SET PROBLEM
Restate the listing below word for word, omitting any images.
----- COLLECTED MATERIAL
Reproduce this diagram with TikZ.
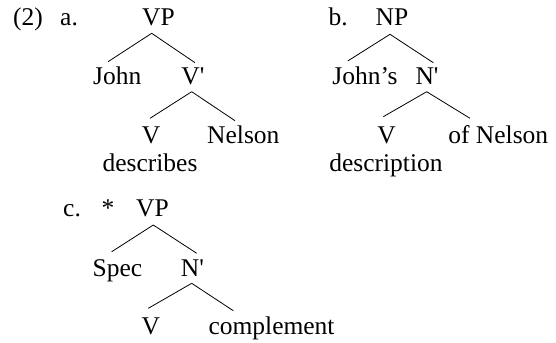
\documentclass[tikz,border=0pt]{standalone}
\usepackage{fontspec}
\setmainfont{Liberation Serif}
\usetikzlibrary{calc}
\tikzset{
  lbl/.style={inner sep=0pt, anchor=base, font=\fontsize{25.5bp}{30bp}\selectfont},
  lblw/.style={lbl, anchor=base west},
  branch/.style={line width=0.8bp, black}
}
\begin{document}
\begin{tikzpicture}[x=1bp, y=-1bp]
\useasboundingbox (0,0) rectangle (556,342);
% tree a
\node[lblw] (num) at (13,25) {(2)};
\node[lblw] (la) at (60,25) {a.};
\node[lbl] (VPa) at (158.5,25) {VP};
\node[lbl] (John) at (117.3,84) {John};
\node[lbl] (Vba) at (193,84) {V\textquotesingle};
\node[lbl] (Va) at (151,143) {V};
\node[lbl] (Nelson) at (243.3,143) {Nelson};
\node[lbl] (describes) at (150,171.7) {describes};
\draw[branch] ($(VPa.base)+(-6.8,8.3)$) -- ($(John.base)+(-9.3,-22.3)$);
\draw[branch] ($(VPa.base)+(-6.8,8.3)$) -- ($(Vba.base)+(2,-21.3)$);
\draw[branch] ($(Vba.base)+(-1.3,7.7)$) -- ($(Va.base)+(-1,-24.7)$);
\draw[branch] ($(Vba.base)+(-1.3,7.7)$) -- ($(Nelson.base)+(-8.3,-22.3)$);
% tree b
\node[lblw] (lb) at (328.3,25) {b.};
\node[lbl] (NP) at (392,25) {NP};
\node[lbl] (Johns) at (365,84) {John’s};
\node[lbl] (Nbb) at (427,84) {N\textquotesingle};
\node[lbl] (Vb) at (386.5,143) {V};
\node[lbl] (ofN) at (498.3,143) {of Nelson};
\node[lbl] (descr) at (386,171.7) {description};
\draw[branch] ($(NP.base)+(-2,9.3)$) -- ($(Johns.base)+(-17.3,-23)$);
\draw[branch] ($(NP.base)+(-2,9.3)$) -- ($(Nbb.base)+(6.3,-21.3)$);
\draw[branch] ($(Nbb.base)+(-0.3,7.7)$) -- ($(Vb.base)+(-3.2,-26.3)$);
\draw[branch] ($(Nbb.base)+(-0.3,7.7)$) -- ($(ofN.base)+(-28.3,-24.7)$);
% tree c
\node[lblw] (lc) at (63,216.7) {c.};
\node[lblw] (star) at (101.5,216.7) {*};
\node[lbl] (VPc) at (152.5,216.7) {VP};
\node[lbl] (Spec) at (117.5,276) {Spec};
\node[lbl] (Nbc) at (192.5,276) {N\textquotesingle};
\node[lbl] (Vc) at (150.8,334) {V};
\node[lblw] (compl) at (208.3,334) {complement};
\draw[branch] ($(VPc.base)+(0.8,8.3)$) -- ($(Spec.base)+(-5.8,-24.3)$);
\draw[branch] ($(VPc.base)+(0.8,8.3)$) -- ($(Nbc.base)+(4.2,-22.7)$);
\draw[branch] ($(Nbc.base)+(-0.8,7.3)$) -- ($(Vc.base)+(-2.5,-25.7)$);
\draw[branch] ($(Nbc.base)+(-0.8,7.3)$) -- ($(compl.base west)+(25,-23.3)$);
\end{tikzpicture}
\end{document}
----------
THE REPLY
Reproduce this diagram with TikZ.
\documentclass[tikz,border=0pt]{standalone}
\usepackage{fontspec}
\setmainfont{Liberation Serif}
\usetikzlibrary{calc}
\tikzset{
  lbl/.style={inner sep=0pt, anchor=base, font=\fontsize{25.5bp}{30bp}\selectfont},
  lblw/.style={lbl, anchor=base west},
  branch/.style={line width=0.8bp, black}
}
\begin{document}
\begin{tikzpicture}[x=1bp, y=-1bp]
\useasboundingbox (0,0) rectangle (556,342);
% tree a
\node[lblw] (num) at (13,25) {(2)};
\node[lblw] (la) at (60,25) {a.};
\node[lbl] (VPa) at (158.5,25) {VP};
\node[lbl] (John) at (117.3,84) {John};
\node[lbl] (Vba) at (193,84) {V\textquotesingle};
\node[lbl] (Va) at (151,143) {V};
\node[lbl] (Nelson) at (243.3,143) {Nelson};
\node[lbl] (describes) at (150,171.7) {describes};
\draw[branch] ($(VPa.base)+(-6.8,8.3)$) -- ($(John.base)+(-9.3,-22.3)$);
\draw[branch] ($(VPa.base)+(-6.8,8.3)$) -- ($(Vba.base)+(2,-21.3)$);
\draw[branch] ($(Vba.base)+(-1.3,7.7)$) -- ($(Va.base)+(-1,-24.7)$);
\draw[branch] ($(Vba.base)+(-1.3,7.7)$) -- ($(Nelson.base)+(-8.3,-22.3)$);
% tree b
\node[lblw] (lb) at (328.3,25) {b.};
\node[lbl] (NP) at (392,25) {NP};
\node[lbl] (Johns) at (365,84) {John’s};
\node[lbl] (Nbb) at (427,84) {N\textquotesingle};
\node[lbl] (Vb) at (386.5,143) {V};
\node[lbl] (ofN) at (498.3,143) {of Nelson};
\node[lbl] (descr) at (386,171.7) {description};
\draw[branch] ($(NP.base)+(-2,9.3)$) -- ($(Johns.base)+(-17.3,-23)$);
\draw[branch] ($(NP.base)+(-2,9.3)$) -- ($(Nbb.base)+(6.3,-21.3)$);
\draw[branch] ($(Nbb.base)+(-0.3,7.7)$) -- ($(Vb.base)+(-3.2,-26.3)$);
\draw[branch] ($(Nbb.base)+(-0.3,7.7)$) -- ($(ofN.base)+(-28.3,-24.7)$);
% tree c
\node[lblw] (lc) at (63,216.7) {c.};
\node[lblw] (star) at (101.5,216.7) {*};
\node[lbl] (VPc) at (152.5,216.7) {VP};
\node[lbl] (Spec) at (117.5,276) {Spec};
\node[lbl] (Nbc) at (192.5,276) {N\textquotesingle};
\node[lbl] (Vc) at (150.8,334) {V};
\node[lblw] (compl) at (208.3,334) {complement};
\draw[branch] ($(VPc.base)+(0.8,8.3)$) -- ($(Spec.base)+(-5.8,-24.3)$);
\draw[branch] ($(VPc.base)+(0.8,8.3)$) -- ($(Nbc.base)+(4.2,-22.7)$);
\draw[branch] ($(Nbc.base)+(-0.8,7.3)$) -- ($(Vc.base)+(-2.5,-25.7)$);
\draw[branch] ($(Nbc.base)+(-0.8,7.3)$) -- ($(compl.base west)+(25,-23.3)$);
\end{tikzpicture}
\end{document}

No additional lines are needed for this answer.